EXERCISE DETAILS: Assemble all lines in which the string "that" appears.

SUPPLIED DATA:
========================
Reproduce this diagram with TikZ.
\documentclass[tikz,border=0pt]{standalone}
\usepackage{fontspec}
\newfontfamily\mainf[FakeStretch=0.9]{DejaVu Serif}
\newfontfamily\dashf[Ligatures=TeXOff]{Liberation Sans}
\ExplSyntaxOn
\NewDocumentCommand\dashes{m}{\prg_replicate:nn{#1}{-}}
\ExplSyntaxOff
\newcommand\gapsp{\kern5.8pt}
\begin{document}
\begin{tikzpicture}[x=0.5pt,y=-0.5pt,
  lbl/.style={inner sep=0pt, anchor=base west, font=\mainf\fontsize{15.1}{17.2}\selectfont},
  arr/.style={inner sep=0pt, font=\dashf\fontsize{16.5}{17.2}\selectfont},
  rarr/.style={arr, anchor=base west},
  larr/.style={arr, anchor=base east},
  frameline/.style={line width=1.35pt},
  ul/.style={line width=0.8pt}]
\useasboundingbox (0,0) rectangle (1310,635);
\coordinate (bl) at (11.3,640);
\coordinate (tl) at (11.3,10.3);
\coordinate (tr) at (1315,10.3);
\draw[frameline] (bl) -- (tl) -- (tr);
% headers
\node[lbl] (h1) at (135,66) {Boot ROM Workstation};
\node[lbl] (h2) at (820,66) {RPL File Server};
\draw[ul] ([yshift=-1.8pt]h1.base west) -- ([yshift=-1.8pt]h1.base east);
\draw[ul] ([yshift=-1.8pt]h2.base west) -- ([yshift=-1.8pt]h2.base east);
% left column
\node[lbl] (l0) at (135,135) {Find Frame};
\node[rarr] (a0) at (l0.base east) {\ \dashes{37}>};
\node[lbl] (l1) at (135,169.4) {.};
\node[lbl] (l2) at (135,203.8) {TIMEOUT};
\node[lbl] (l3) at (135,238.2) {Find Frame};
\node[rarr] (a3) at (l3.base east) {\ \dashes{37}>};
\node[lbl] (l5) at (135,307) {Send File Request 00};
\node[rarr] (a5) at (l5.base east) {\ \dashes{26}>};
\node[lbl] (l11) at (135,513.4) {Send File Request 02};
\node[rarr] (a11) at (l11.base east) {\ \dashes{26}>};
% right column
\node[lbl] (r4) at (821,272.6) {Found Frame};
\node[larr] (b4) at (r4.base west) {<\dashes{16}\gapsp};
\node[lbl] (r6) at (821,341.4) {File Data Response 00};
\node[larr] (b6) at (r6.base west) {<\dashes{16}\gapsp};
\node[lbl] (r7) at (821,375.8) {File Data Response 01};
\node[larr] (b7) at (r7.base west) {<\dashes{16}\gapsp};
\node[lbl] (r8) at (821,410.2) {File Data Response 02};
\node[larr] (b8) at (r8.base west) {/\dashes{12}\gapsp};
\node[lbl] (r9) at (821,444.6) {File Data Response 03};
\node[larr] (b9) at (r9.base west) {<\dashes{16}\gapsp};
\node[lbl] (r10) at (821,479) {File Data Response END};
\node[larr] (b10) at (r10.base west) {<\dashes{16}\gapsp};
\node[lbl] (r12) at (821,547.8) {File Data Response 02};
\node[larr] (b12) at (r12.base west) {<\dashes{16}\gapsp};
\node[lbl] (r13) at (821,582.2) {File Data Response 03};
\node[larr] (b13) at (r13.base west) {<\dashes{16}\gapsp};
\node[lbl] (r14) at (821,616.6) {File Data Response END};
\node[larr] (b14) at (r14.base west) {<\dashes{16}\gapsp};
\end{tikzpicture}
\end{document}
========================
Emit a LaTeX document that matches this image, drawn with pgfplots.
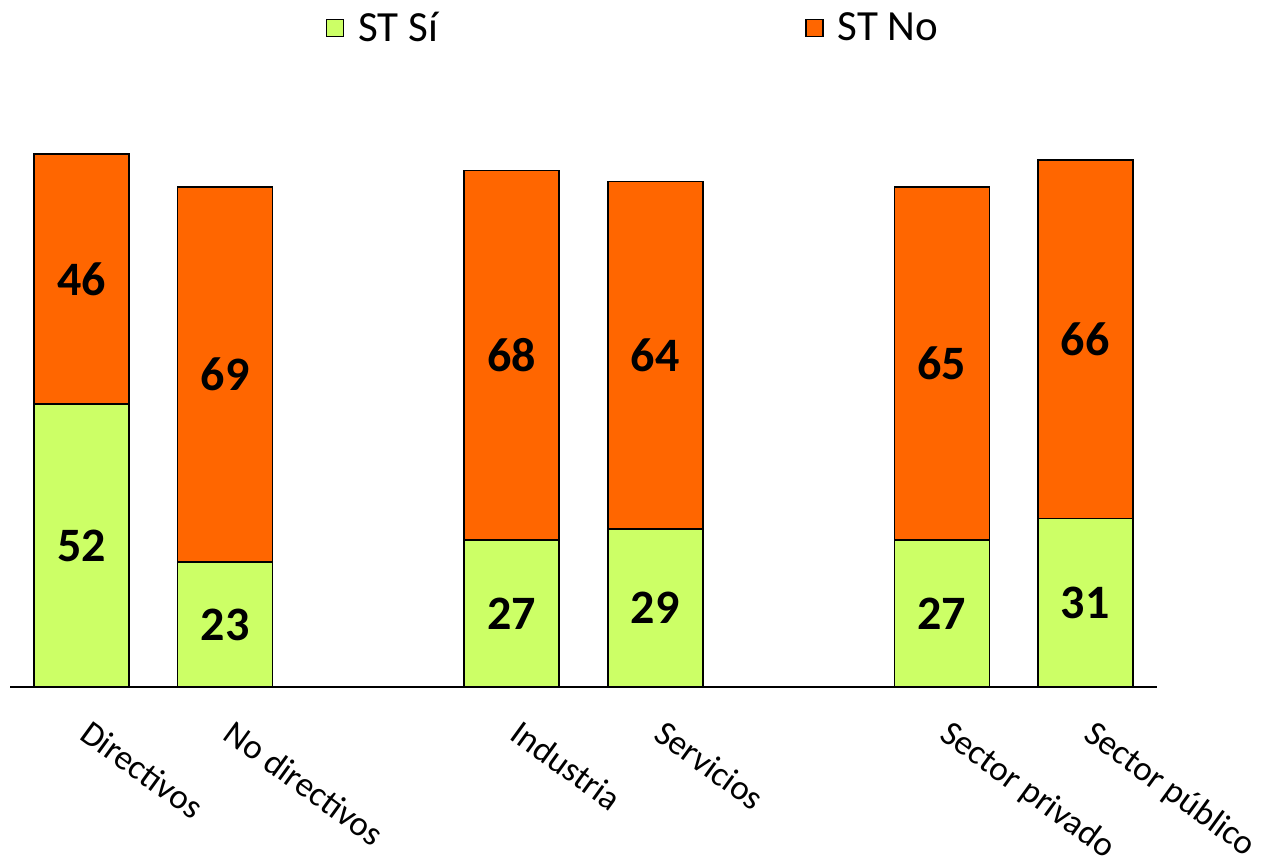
========================
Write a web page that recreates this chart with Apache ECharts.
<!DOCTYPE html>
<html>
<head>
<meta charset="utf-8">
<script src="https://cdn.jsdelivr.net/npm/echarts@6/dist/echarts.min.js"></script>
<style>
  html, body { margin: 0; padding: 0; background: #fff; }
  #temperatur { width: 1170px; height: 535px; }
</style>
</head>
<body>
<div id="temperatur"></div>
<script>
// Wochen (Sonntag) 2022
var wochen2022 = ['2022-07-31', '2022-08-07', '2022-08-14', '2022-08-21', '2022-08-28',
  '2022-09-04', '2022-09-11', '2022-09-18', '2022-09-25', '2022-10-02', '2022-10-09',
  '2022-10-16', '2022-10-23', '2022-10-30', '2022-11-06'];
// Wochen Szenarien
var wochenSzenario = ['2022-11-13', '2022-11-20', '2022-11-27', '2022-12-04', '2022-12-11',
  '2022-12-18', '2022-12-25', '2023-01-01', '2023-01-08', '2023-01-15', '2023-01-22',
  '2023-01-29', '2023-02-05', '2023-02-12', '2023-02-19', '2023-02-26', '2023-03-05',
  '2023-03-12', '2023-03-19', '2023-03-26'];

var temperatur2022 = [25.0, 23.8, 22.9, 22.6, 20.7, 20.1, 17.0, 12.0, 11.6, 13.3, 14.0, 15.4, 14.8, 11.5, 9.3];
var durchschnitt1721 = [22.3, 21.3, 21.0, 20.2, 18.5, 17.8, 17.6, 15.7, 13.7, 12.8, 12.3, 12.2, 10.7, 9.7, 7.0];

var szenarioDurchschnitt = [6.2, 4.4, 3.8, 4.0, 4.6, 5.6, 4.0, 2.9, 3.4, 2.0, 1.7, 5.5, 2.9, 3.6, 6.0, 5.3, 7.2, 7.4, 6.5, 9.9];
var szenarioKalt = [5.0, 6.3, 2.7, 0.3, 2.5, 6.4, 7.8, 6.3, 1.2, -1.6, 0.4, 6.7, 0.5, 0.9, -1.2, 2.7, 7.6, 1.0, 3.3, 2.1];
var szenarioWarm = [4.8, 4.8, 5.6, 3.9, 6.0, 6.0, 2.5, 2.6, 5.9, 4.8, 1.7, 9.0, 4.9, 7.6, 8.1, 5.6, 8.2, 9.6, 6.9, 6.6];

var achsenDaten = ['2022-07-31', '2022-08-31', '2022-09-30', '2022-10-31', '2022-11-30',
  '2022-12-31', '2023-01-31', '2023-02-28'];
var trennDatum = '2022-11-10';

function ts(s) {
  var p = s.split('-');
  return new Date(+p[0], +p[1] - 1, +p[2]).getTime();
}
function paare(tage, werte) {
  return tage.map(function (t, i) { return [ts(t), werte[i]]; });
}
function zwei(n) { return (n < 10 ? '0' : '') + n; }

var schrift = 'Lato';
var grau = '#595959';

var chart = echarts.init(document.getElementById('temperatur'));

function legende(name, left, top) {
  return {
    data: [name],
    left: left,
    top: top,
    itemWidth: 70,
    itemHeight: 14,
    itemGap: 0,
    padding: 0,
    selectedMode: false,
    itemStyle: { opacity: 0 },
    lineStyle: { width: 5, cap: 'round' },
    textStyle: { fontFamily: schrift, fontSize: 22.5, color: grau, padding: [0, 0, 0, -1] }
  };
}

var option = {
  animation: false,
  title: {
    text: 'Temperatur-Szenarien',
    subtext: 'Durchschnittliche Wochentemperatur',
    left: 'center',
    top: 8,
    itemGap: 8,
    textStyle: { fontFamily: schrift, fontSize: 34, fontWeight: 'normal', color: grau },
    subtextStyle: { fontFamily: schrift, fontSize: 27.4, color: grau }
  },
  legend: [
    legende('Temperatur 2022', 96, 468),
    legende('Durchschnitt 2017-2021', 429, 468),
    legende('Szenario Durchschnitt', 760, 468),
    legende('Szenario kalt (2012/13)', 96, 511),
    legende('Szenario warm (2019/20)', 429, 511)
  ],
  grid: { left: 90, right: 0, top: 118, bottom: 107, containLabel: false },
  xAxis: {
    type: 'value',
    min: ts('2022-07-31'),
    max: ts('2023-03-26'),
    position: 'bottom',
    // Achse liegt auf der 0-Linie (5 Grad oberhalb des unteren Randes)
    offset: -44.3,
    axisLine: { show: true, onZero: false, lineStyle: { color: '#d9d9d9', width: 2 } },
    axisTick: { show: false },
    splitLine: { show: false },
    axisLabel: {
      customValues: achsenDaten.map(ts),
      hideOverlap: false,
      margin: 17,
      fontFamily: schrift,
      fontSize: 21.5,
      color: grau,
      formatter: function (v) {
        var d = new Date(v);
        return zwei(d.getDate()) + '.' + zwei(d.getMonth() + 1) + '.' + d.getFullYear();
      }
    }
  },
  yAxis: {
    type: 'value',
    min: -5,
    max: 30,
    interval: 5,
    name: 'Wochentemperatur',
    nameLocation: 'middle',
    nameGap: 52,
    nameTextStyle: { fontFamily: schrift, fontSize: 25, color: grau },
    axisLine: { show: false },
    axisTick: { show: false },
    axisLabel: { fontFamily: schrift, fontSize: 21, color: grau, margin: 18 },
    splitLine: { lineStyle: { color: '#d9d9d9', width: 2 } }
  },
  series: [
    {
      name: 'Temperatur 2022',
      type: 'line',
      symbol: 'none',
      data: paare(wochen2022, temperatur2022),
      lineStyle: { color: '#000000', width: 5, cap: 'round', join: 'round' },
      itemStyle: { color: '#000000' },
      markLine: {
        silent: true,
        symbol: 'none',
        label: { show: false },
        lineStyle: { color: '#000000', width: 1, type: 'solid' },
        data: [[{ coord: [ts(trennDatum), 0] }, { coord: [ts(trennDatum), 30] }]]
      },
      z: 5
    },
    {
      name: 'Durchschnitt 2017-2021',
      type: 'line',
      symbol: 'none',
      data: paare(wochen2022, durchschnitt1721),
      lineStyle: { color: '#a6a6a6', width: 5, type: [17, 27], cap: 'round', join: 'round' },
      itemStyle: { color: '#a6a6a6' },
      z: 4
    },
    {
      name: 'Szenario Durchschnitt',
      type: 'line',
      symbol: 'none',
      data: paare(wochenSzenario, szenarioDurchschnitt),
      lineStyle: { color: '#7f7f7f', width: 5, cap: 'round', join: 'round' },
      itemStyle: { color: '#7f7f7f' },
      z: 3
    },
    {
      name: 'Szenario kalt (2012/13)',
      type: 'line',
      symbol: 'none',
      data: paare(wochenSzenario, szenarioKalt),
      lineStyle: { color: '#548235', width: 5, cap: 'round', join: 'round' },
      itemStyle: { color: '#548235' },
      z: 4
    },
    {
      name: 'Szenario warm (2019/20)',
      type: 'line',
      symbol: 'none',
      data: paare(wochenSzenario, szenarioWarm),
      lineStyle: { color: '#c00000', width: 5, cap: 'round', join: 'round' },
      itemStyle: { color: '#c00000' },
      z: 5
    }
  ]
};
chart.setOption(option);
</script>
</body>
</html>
========================
EXERCISE SOLUTION:
Emit a LaTeX document that matches this image, drawn with pgfplots.
Write a web page that recreates this chart with Apache ECharts.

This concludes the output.